DeLisle wanted the album to be “like a little snapshot of a time that’s past. People still yearn for that,” she says. “This record is sweet and innocent and moving, and I think people see that as an escape. It’s something we all want.”
The Graceful Ghost covers the old-time landscape well, from the aforementioned devil-beauty of “The Jewel Of Abilene” to the ancient-sounding ballads “Katy Allen” and “Sawyer”. There is the tender gospel hymn “Sweet Savior’s Arms”, which very much pacified DeLisle’s mother, who thought her daughter “was going to hell for recording Homewrecker.” DeLisle’s mother loves the new album so much that she’s asked for copies to give to everybody at her church.
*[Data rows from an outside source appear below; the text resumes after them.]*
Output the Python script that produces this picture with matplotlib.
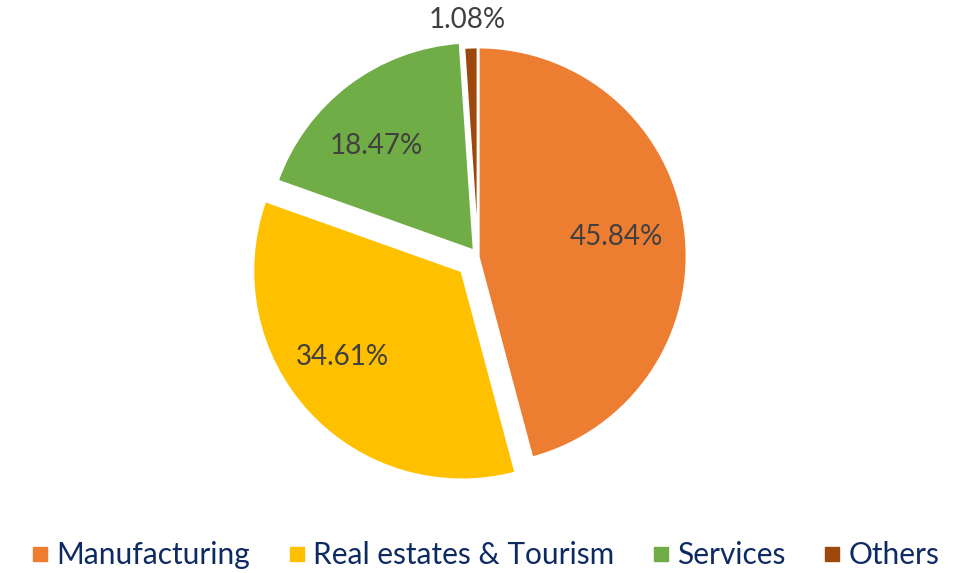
import matplotlib
matplotlib.use("Agg")
import matplotlib.pyplot as plt
from matplotlib.lines import Line2D

# data
sectors = ["Manufacturing", "Real estates & Tourism", "Services", "Others"]
shares = [45.84, 34.61, 18.47, 1.08]
colors = ["#ED7D31", "#FFC000", "#70AD47", "#9E480E"]
explode = [0.0, 0.105, 0.03, 0.0]

plt.rcParams["font.family"] = ["Lato", "DejaVu Sans"]

fig = plt.figure(figsize=(9.69, 5.73), dpi=100)
ax = fig.add_axes([0.2345, 0.1155, 0.5176, 0.8754])

wedges, texts, autotexts = ax.pie(
    shares, colors=colors, explode=explode, startangle=90, counterclock=False,
    autopct=lambda p: f"{p:.2f}%", pctdistance=0.7,
    wedgeprops=dict(edgecolor="white", linewidth=2),
    textprops=dict(color="#404040", fontsize=20),
)
# nudge labels to where the original puts them
for t, (dx, dy) in zip(autotexts[:3], [(-0.03, 0.0), (-0.057, 0.062), (-0.048, -0.057)]):
    x, y = t.get_position()
    t.set_position((x + dx, y + dy))
# small slice label goes outside
autotexts[3].set_position((-0.05, 1.13))

ax.set_xlim(-1.2, 1.2)
ax.set_ylim(-1.2, 1.2)
ax.set_aspect("equal")
ax.axis("off")

handles = [Line2D([], [], marker="s", linestyle="", markersize=10, color=c) for c in colors]
leg = fig.legend(handles, sectors, loc="lower center", bbox_to_anchor=(0.5, -0.04),
                 ncol=4, frameon=False, fontsize=21.5, handletextpad=0.2, columnspacing=1.2,
                 handlelength=0.7)
for t in leg.get_texts():
    t.set_color("#0D2A63")

fig.savefig("out.png", dpi=100)
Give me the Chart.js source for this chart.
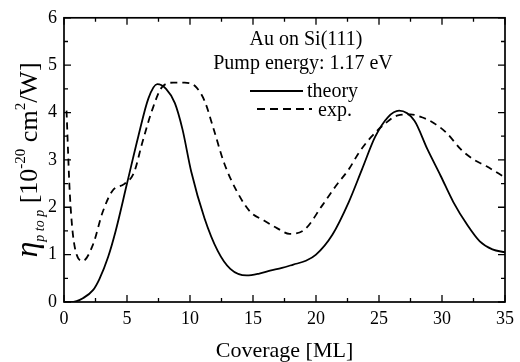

There’s also the Johnny Cash beat of “Sharecroppin’ Man”, and the haunting, poetic “Walking In A Line”, which she sees as an homage to Hank Williams’ “Sweet Love Ain’t Around”. DeLisle’s beloved Louvin Brothers would have been right at home singing “Tell Me True”, while “Turtle Dove” is dedicated to A.P. Carter and is about “the way he longed for Sara after she left him,” DeLisle says. “I had such a sad image of him, waiting for her to come back.” All the songs were written by DeLisle except for “This White Circle On My Finger”, originally recorded by Kitty Wells. DeLisle wrote “Black Haired Boy” for Hammond, who duets on the song with her. In fact, DeLisle’s courtship with Hammond informs most of the songs, she says. “When you fall in love with a musician, you know that you’re going to be separated a lot, but I really missed Murry when he was on the road.”